Discussion in 'Swarms, Cut outs, and Trap outs' started by Monie, May 18, 2010.

  1. Monie

    Monie New Member

    Messages:
    155
    Likes Received:
    0
    Trophy Points:
    0
    I went back out today, to set up the platform and seal some holes. It's another crappy rainy day. My face was, literally, 6 inches from the bees and those girls went on about their business as though I wasn't even there! :thumbsup: the gentelman's daughter, the one living there, came out and was asking questions about the bees. I put my stuff down and went to talk to her. Come to find out, the bees had been there a year, not a month as I was originally told, and they've been in the bathroom and kitchen. DOH! I told the daughter that it would probably take more like 12 weeks, if not longer, to get them all out. It seems they called some out of town beeks last year, but no one returned their calls. Lucky me!! I'm enlisting my buddy, who is a contractor, to help me seal all the holes. I told him about some hard to reach places. He said he's got a 36' ladder. :thumbsup: This job is going to take a little longer than anticipated, because of the rot around a lot of the windows and eves. I did think that I should have charged more, but I'll be getting some nice bees for my effort, so it's well worth it. I can't wait to get those bees to the outyard!
     
  2. Iddee

    Iddee New Member

    Messages:
    8,996
    Likes Received:
    0
    Trophy Points:
    0
    Keep in mind, the temperament will be that of the hive you take the eggs from, not the hive in the house. You will not be getting the genetics from the house bees.
     

  3. Monie

    Monie New Member

    Messages:
    155
    Likes Received:
    0
    Trophy Points:
    0
    Good point. I was so excited about the bees, I'd forgotten that. Luckily, I have a couple of queens due in tomorrow or the next day that I can use. Speaking of eggs. I think I walked in on a mating flight today. There was a lot of commotion and every now and then I'd see a drone fall out of mid air.
     
  4. Iddee

    Iddee New Member

    Messages:
    8,996
    Likes Received:
    0
    Trophy Points:
    0
    Sounds like you did. Have you had a hive swarm lately?

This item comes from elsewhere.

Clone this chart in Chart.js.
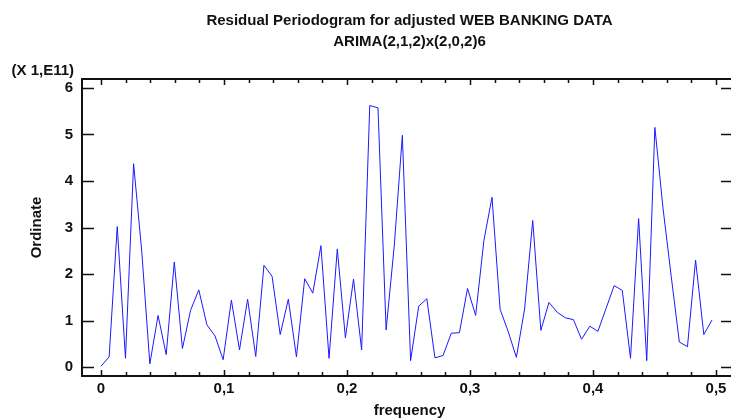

    Why would you use a purchased queen? I've never tried that. Do you think the trapped bees will feed her until she is released? Will there be enough trapped bees to feed the new larva she will produce the first week she is laying?
     
  5. Monie

    Monie New Member

    Messages:
    155
    Likes Received:
    0
    Trophy Points:
    0
    I've made some splits and want some new genetics, thus the new queens. Whether they'll feed her or not, I don't know. Shoot, you're the old pro! ;) Since the last post, I've been thinking that I might try to open the wall enough to get some of the comb with honey and eggs/larvae. I really like these bees and want to keep their genetics. The siding is old timey; in small sections rather than long strips, and each little section is nailed on. Before I install the cone, I have to do some serious patching in that area anyway. Hopefully, the brood isn't in the middle of the ceiling! If it's nice tomorrow, I'll go back out and see if it's even possible, before I get my hopes up.
     
  6. tecumseh

    tecumseh New Member

    Messages:
    6,487
    Likes Received:
    0
    Trophy Points:
    0
    removing the comb/brood can get messy and can encourages a bit of robbing.